Aim: Pick out the lines in the listing below that contain the word "matplotlib" and copy them.

Task inputs:

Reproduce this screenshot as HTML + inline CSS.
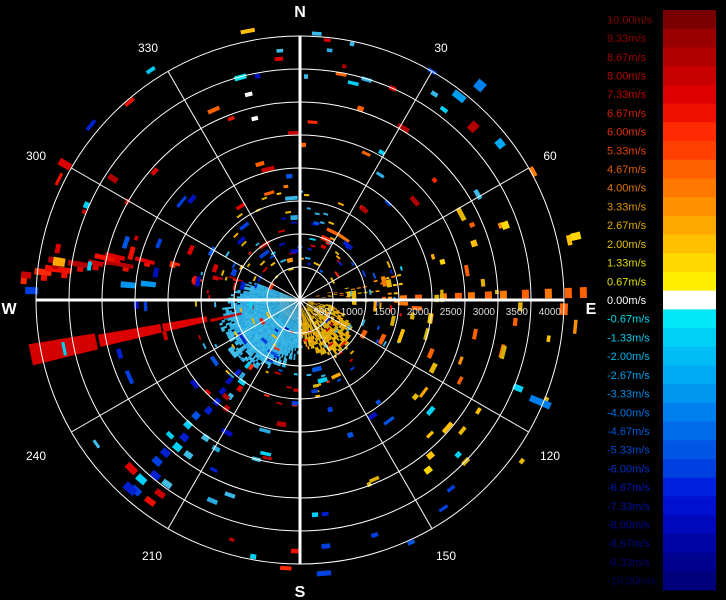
<!DOCTYPE html>
<html><head><meta charset="utf-8"><style>
html,body{margin:0;padding:0;background:#000;width:726px;height:600px;overflow:hidden}
svg{display:block}
text{font-family:"Liberation Sans",sans-serif}
</style></head><body>
<svg id="s" width="726" height="600" xmlns="http://www.w3.org/2000/svg">
<rect width="726" height="600" fill="#000"/>
<g id="data"></g>
<g id="grid" fill="none" stroke="#fff" stroke-width="1"></g>
<g id="lab" fill="#fff" font-size="12"></g>
<g id="cb"></g>
</svg>
<script>
var NS="http://www.w3.org/2000/svg",cx=300,cy=300;
function el(p,t,a,txt){var e=document.createElementNS(NS,t);for(var k in a)e.setAttribute(k,a[k]);if(txt!==undefined)e.textContent=txt;document.getElementById(p).appendChild(e);return e;}
function pt(az,r){var a=az*Math.PI/180;return [cx+r*Math.sin(a),cy-r*Math.cos(a)];}
function cell(az,da,r0,r1,c){var p=[pt(az-da/2,r0),pt(az+da/2,r0),pt(az+da/2,r1),pt(az-da/2,r1)];
el("data","polygon",{points:p.map(function(q){return q[0].toFixed(1)+","+q[1].toFixed(1)}).join(" "),fill:c});}
var seed=7;function rnd(){seed=(seed*16807)%2147483647;return seed/2147483647;}
var RED=["#c80000","#dd0000","#b00000","#f01000","#ff2a00"],ORG=["#ff6000","#ff7800","#ff9000"],YEL=["#e8b800","#ffc000","#e0b000","#ffa800","#d8b000"],CY=["#38b8e8","#30b0e8","#40bce8","#2aa8e0"],BL=["#0040e0","#0020d0","#0055e5","#0010c0","#00d0f5"];
function pick(a){return a[Math.floor(rnd()*a.length)];}
// cyan blob SW
for(var az=178;az<292;az+=1.5){var rm=48+32*Math.sin((az-178)/114*Math.PI)+rnd()*6;
for(var r=3;r<rm;r+=3){if(r<rm-10||rnd()<0.6)cell(az,1.7,r,r+3.2,r<20?"#58c0e8":pick(CY));}}
// yellow blob SE
for(var az=100;az<180;az+=2){var rm=30+32*Math.sin((az-100)/80*Math.PI)+rnd()*6;
for(var r=8;r<rm;r+=3){if(rnd()<0.75)cell(az,2,r,r+3.2,pick(YEL));}}
// yellow streaks east
for(var az=76;az<92;az+=2.5){for(var r=10;r<105;r+=6){if(rnd()<0.4)cell(az,1.2,r,r+4,pick(YEL.concat(ORG)));}}
// inner small dashes
for(var i=0;i<140;i++){var az=rnd()*360,r=30+rnd()*80;cell(az,(3+rnd()*4)/r*57.3,r,r+2,pick(CY.concat(BL,RED,YEL)));}
// long red bar WSW
cell(258.5,3.5,95,140,"#dd0000");cell(258.5,3.5,142,205,"#dd0000");cell(258.5,4.5,208,275,"#d40000");
cell(257,2,60,92,"#c80000");
// blue streak SW
for(var r=80;r<250;r+=12){cell(220+rnd()*4-2,2.5,r,r+7,pick(BL));if(rnd()<0.6)cell(214+rnd()*4,2.5,r,r+6,pick(RED.concat(CY)));}
[[100,"#ff7800"],[115,"#ff6000"],[140,"#ff7800"],[155,"#ff6000"],[168,"#ff7800"],[185,"#ff6000"],[200,"#ff7800"],[222,"#ff6000"],[245,"#ff7800"],[265,"#ff6000"],[280,"#ff6000"]].forEach(function(o){cell(88.5,2.2,o[0],o[0]+7,o[1]);});
cell(92,2,98,108,"#ff7800");cell(94,2,112,122,"#ff6000");cell(92,2.5,260,268,"#ff6000");
[[275,250,272],[276,230,262],[278,240,260],[280,170,200],[282,180,205],[281,190,215],[279,200,220],[283,150,175],[285,125,140],[280,100,115],[278,215,240],[274,270,285],[287,60,80],[284,80,95]].forEach(function(b){cell(b[0],1.4,b[1]+4,b[1]+10,pick(RED));cell(b[0]+1.2,1.4,b[1],b[2]-5,pick(RED));});
cell(279,2,238,250,"#ffa800");cell(272,1.5,262,275,"#0040e0");cell(276,2,145,160,"#0096f0");cell(275,2,165,180,"#0096f0");
for(var i=0;i<260;i++){var az=rnd()*360,r=25+Math.pow(rnd(),0.8)*250;var c;
if(az>60&&az<120)c=pick(YEL.concat(ORG));else if(az>=120&&az<180)c=pick(BL.concat(YEL));else if(az>=180&&az<250)c=pick(BL.concat(RED,CY));else if(az>=250&&az<330)c=pick(RED.concat(BL));else c=pick(BL.concat(RED,CY,ORG));
if(rnd()<0.4)continue;var tw=(4+rnd()*10)/r*57.3;cell(az,tw,r,r+3+rnd()*2,c);}
cell(38,3,255,262,"#00a0f0");cell(40,2,275,285,"#0080ee");cell(30,2,262,266,"#0040e0");cell(327,2,272,276,"#00c8f0");
cell(349,3,272,276,"#ffc000");cell(355,2,240,244,"#dd0000");cell(345,3,228,233,"#00e8f8");cell(346,2,210,214,"#ffffff");cell(346,2,185,189,"#ffffff");
cell(45,2,240,250,"#b00000");cell(52,2,250,258,"#00aaf0");cell(77,1.5,278,288,"#ffd800");
cell(70,2,215,222,"#ffd800");cell(72,2,180,186,"#ffc000");cell(75,2,145,150,"#ffd800");
cell(113,1.5,250,272,"#0080ee");cell(112,1.5,230,240,"#00d0f5");cell(140,2,200,206,"#ffc000");cell(143,2,210,216,"#ffd800");
cell(174,2,245,250,"#0040e0");cell(175,3,272,277,"#0040e0");cell(222,3,250,258,"#0020d0");cell(225,3,235,242,"#dd0000");
cell(300,1.5,265,278,"#dd0000");cell(303,1.5,218,228,"#b00000");
for(var k=1;k<=8;k++)el("grid","circle",{cx:cx,cy:cy,r:k*33});
for(var a=30;a<360;a+=30){if(a%90==0)continue;var p=pt(a,264);el("grid","line",{x1:cx,y1:cy,x2:p[0].toFixed(1),y2:p[1].toFixed(1)});}
el("grid","line",{x1:36,y1:300,x2:564,y2:300,"stroke-width":3});
el("grid","line",{x1:300,y1:36,x2:300,y2:564,"stroke-width":3});
var L=[["N",300,17,16,1],["E",591,314,16,1],["S",300,597,16,1],["W",9,314,16,1],["30",441,52,12],["60",550,160,12],["120",550,460,12],["150",446,560,12],["210",152,560,12],["240",36,460,12],["300",36,160,12],["330",148,52,12]];
L.forEach(function(l){el("lab","text",{x:l[1],y:l[2],"font-size":l[3],"text-anchor":"middle","font-weight":l[4]?"bold":"normal"},l[0]);});
["500","1000","1500","2000","2500","3000","3500","4000"].forEach(function(t,i){el("lab","text",{x:300+(i+1)*33-3,y:315,"font-size":10,"text-anchor":"end",fill:"#ddd"},t);});
var cols=["#7a0000","#990000","#b00000","#c80000","#dd0000","#f01000","#ff2a00","#ff4000","#ff6000","#ff7800","#ff9000","#ffa800","#ffc000","#ffd800","#ffee00","#ffffff","#00e8f8","#00d0f5","#00bef5","#00aaf5","#0096f0","#0080ee","#006ae8","#0055e5","#0040e0","#0020e0","#0010d0","#0008bb","#0004a5","#00028f","#00007a"];
var tc=["#800000","#900000","#a00000","#b00000","#c00000","#d02000","#e03000","#e04000","#e06000","#e07800","#e09000","#e0a800","#e0c000","#e0d800","#e0e000","#ffffff","#00d8e8","#00c8e8","#00b0e8","#00a0e8","#0088e0","#0070e0","#0058d8","#0048d0","#0030c8","#0018b8","#0010a0","#000890","#000880","#000070","#000060"];
var h=580/31;
cols.forEach(function(c,i){el("cb","rect",{x:663,y:(10+i*h).toFixed(2),width:53,height:(h+0.5).toFixed(2),fill:c});
var v=(10-i*0.6667).toFixed(2);if(v=="-0.00")v="0.00";el("cb","text",{x:607,y:(10+i*h+h/2+4).toFixed(1),"font-size":11,fill:tc[i]},v+"m/s");});
</script>
</body></html>
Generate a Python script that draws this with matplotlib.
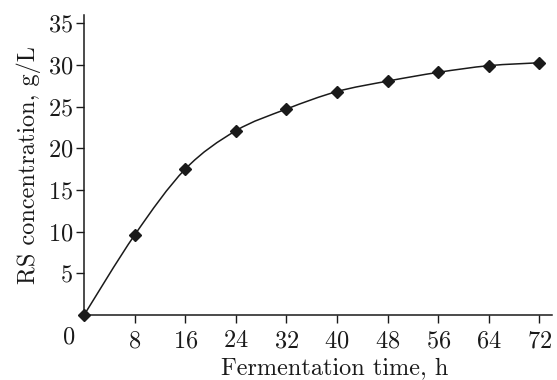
import numpy as np
import matplotlib
matplotlib.use('Agg')
import matplotlib.pyplot as plt
from matplotlib.path import Path
from matplotlib.patches import PathPatch

# fermentation time (h) and reducing sugar concentration (g/L)
time_h = [0, 8, 16, 24, 32, 40, 48, 56, 64, 72]
rs_conc = [0.0, 9.6, 17.5, 22.1, 24.7, 26.8, 28.05, 29.1, 29.9, 30.25]
x_ticks = [8, 16, 24, 32, 40, 48, 56, 64, 72]
y_ticks = [5, 10, 15, 20, 25, 30, 35]

FS = 17.5
plt.rcParams['font.family'] = 'cmr10'
plt.rcParams['axes.formatter.use_mathtext'] = True
plt.rcParams['font.size'] = FS

fig = plt.figure(figsize=(5.57, 3.8), dpi=100)
ax = fig.add_axes([0.151, 0.171, 0.84, 0.79])

# smooth curve through the measured points (Catmull-Rom as bezier segments)
x = np.array(time_h, dtype=float)
y = np.array(rs_conc, dtype=float)
verts = [(x[0], y[0])]
codes = [Path.MOVETO]
n = len(x)
for i in range(n - 1):
    p0 = (x[max(i - 1, 0)], y[max(i - 1, 0)])
    p1 = (x[i], y[i])
    p2 = (x[i + 1], y[i + 1])
    p3 = (x[min(i + 2, n - 1)], y[min(i + 2, n - 1)])
    c1 = (p1[0] + (p2[0] - p0[0]) / 6.0, p1[1] + (p2[1] - p0[1]) / 6.0)
    c2 = (p2[0] - (p3[0] - p1[0]) / 6.0, p2[1] - (p3[1] - p1[1]) / 6.0)
    verts += [c1, c2, p2]
    codes += [Path.CURVE4] * 3
ax.add_patch(PathPatch(Path(verts, codes), fill=False, lw=1.1, edgecolor='#1a1a1a'))

ax.plot(time_h, rs_conc, ls='none', marker='D', ms=6, color='#1a1a1a', clip_on=False, zorder=3)

ax.set_xlim(0, 74)
ax.set_ylim(0, 36)
ax.set_xticks(x_ticks)
ax.set_yticks(y_ticks)
ax.tick_params(direction='out', length=6, width=1, colors='#1a1a1a', labelsize=FS)
ax.tick_params(axis='x', pad=5)
ax.tick_params(axis='y', pad=2)
ax.annotate('0', xy=(0, 0), xytext=(-15, -11), textcoords='offset pixels',
            ha='center', va='top', fontsize=FS, color='#1a1a1a')

for s in ['top', 'right']:
    ax.spines[s].set_visible(False)
for s in ['left', 'bottom']:
    ax.spines[s].set_linewidth(1.1)
    ax.spines[s].set_color('#1a1a1a')

ax.set_xlabel('Fermentation time, h', fontsize=FS, color='#1a1a1a', labelpad=3.5, x=0.535)
ax.set_ylabel('RS concentration, g/L', fontsize=FS, color='#1a1a1a', labelpad=5)

plt.savefig('out.png', dpi=100)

Written answer:
Generate a Python script that draws this with matplotlib.
import matplotlib
matplotlib.use('Agg')
import matplotlib.pyplot as plt
from matplotlib.path import Path
from matplotlib.patches import PathPatch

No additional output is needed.